On 05/05/2015 04:13 AM, Yujian Peng wrote:
Emmanuel Florac <eflorac@...> writes:
Le Mon, 4 May 2015 07:00:32 +0000 (UTC)
Yujian Peng <pengyujian5201314 <at> 126.com> Ãcrivait:
I'm encountering a data disaster. I have a ceph cluster with 145 osd.
The data center had a power problem yesterday, and all of the ceph
nodes were down. But now I find that 6 disks(xfs) in 4 nodes have
data corruption. Some disks are unable to mount, and some disks have
IO errors in syslog. mount: Structure needs cleaning
xfs_log_forece: error 5 returned
I tried to repair one with xfs_repair -L /dev/sdx1, but the ceph-osd
reported a leveldb error:
Error initializing leveldb: Corruption: checksum mismatch
I cannot start the 6 osds and 22 pgs is down.

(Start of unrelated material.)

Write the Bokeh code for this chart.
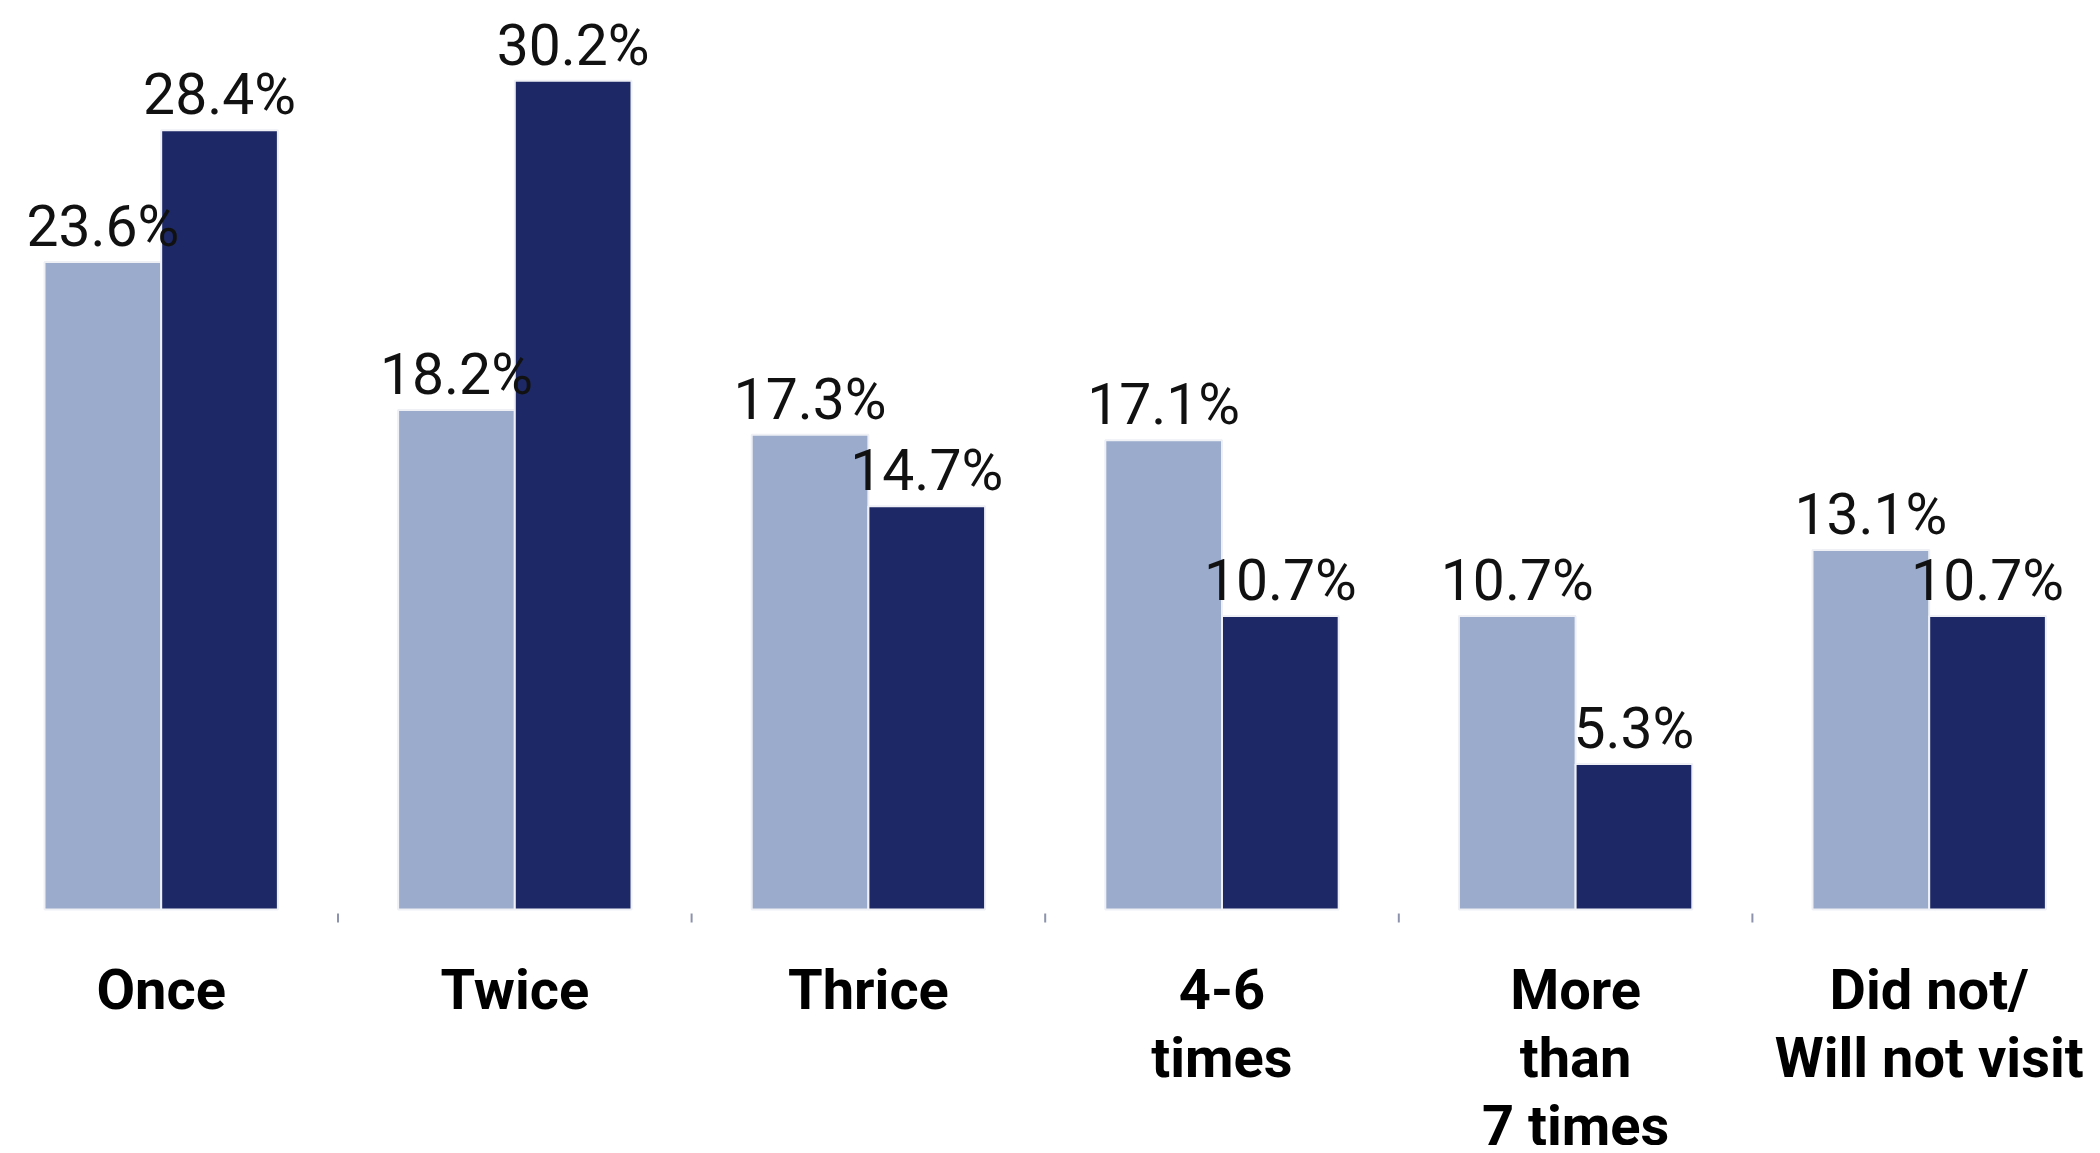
from bokeh.plotting import figure
from bokeh.models import ColumnDataSource, Range1d, LabelSet
from bokeh.transform import dodge
from bokeh.core.properties import value
from bokeh.embed import file_html
from bokeh.resources import INLINE

categories = ["Once", "Twice", "Thrice", "4-6\ntimes", "More\nthan\n7 times", "Did not/\nWill not visit"]
series_light = [23.6, 18.2, 17.3, 17.1, 10.7, 13.1]
series_dark = [28.4, 30.2, 14.7, 10.7, 5.3, 10.7]

positions = list(range(len(categories)))
boundaries = [i + 0.5 for i in positions[:-1]]

src = ColumnDataSource(dict(
    pos=positions,
    light=series_light,
    dark=series_dark,
    light_lbl=[f"{v:.1f}%" for v in series_light],
    dark_lbl=[f"{v:.1f}%" for v in series_dark],
))

FONT = "Roboto"
W, H = 2084, 1145
PX_PER_UNIT = 27.44           # vertical scale (pixels per percentage point)
BASELINE_PX = 909             # baseline distance from frame top
PX_PER_GROUP = 353.6
FIRST_CENTER_PX = 160.7
CAT_FIRST = 99                # first category line baseline below the bars' baseline (px)
CAT_LINE = 68                 # category line spacing in px

# one row per category label line, each line centred under its group
line_pos, line_txt, line_off = [], [], []
for pos, cat in zip(positions, categories):
    for k, ln in enumerate(cat.split("\n")):
        line_pos.append(pos)
        line_txt.append(ln)
        line_off.append(-(CAT_FIRST + k * CAT_LINE))
cat_src = ColumnDataSource(dict(pos=line_pos, txt=line_txt, off=line_off, zero=[0] * len(line_pos)))

p = figure(width=W, height=H, output_backend="svg", toolbar_location=None,
           x_range=Range1d(-FIRST_CENTER_PX / PX_PER_GROUP, (W - FIRST_CENTER_PX) / PX_PER_GROUP),
           y_range=Range1d(-(H - BASELINE_PX) / PX_PER_UNIT, BASELINE_PX / PX_PER_UNIT),
           min_border_left=0, min_border_right=0, min_border_top=0, min_border_bottom=0)
p.outline_line_color = None
p.grid.visible = False
p.axis.visible = False

LIGHT = "#9aabcb"
DARK = "#1d2966"
BW = 0.33
p.vbar(x=dodge("pos", -BW / 2, range=p.x_range), top="light", width=BW, bottom=0,
       source=src, fill_color=LIGHT, line_color="#eef0f6", line_width=2)
p.vbar(x=dodge("pos", BW / 2, range=p.x_range), top="dark", width=BW, bottom=0,
       source=src, fill_color=DARK, line_color="#eef0f6", line_width=2)

# small separator ticks between groups, just below the baseline
p.segment(x0=boundaries, x1=boundaries,
          y0=[-4 / PX_PER_UNIT] * len(boundaries), y1=[-13 / PX_PER_UNIT] * len(boundaries),
          line_color="#8e93ad", line_width=2)

for col, lbl, off in (("light", "light_lbl", -BW / 2), ("dark", "dark_lbl", BW / 2)):
    ls = LabelSet(x=dodge("pos", off, range=p.x_range), y=col, text=lbl, source=src,
                  text_align="center", text_baseline="alphabetic", y_offset=16,
                  text_font=value(FONT), text_font_size=value("57px"), text_color="#111111")
    p.add_layout(ls)

cl = LabelSet(x="pos", y="zero", text="txt", y_offset="off", source=cat_src,
              text_align="center", text_baseline="alphabetic",
              text_font=value(FONT), text_font_style="bold", text_font_size=value("56px"),
              text_color="#000000")
p.add_layout(cl)

open("out.html", "w").write(file_html(p, INLINE))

This is really a tragedy for me. Can you give me some idea to
recovery the xfs? Thanks very much!
For XFS problems, ask the XFS ML: xfs <at> oss.sgi.com
You didn't give enough details, by far. What version of kernel and
distro are you running? If there were errors, please post extensive
logs. If you have IO errors on some disks, you probably MUST replace
them before going any further.
Why did you run xfs_repair -L ? Did you try xfs_repair without options
first? Were you running the very very latest version of xfs_repair
The OS is ubuntu 12.04.5 with kernel 3.13.0
Linux ceph19 3.13.0-32-generic #57~precise1-Ubuntu SMP Tue Jul 15 03:51:20
UTC 2014 x86_64 x86_64 x86_64 GNU/Linux
Ubuntu 12.04.5 LTS \n \l
xfs_repair version 3.1.7
I've tried xfs_repair without options, but it showed me some errors, so I
used the -L option.
Thanks for your reply!
Responding quickly to a couple of things:
* xfs_repair -L wipes out the XFS log, not normally a good thing to do
* replacing disks with IO errors is not a great idea if you still need that
data. You might want to copy the data from that disk to a new disk (same or
greater size) and then try to repair that new disk. A lot depends on the type
of IO error you see - you might have cable issues, HBA issues, or fairly normal
read issues (which are not worth replacing a disk for).
You should work with your vendor's support team if you have a support contract
or post the the XFS devel list (copied above) for help.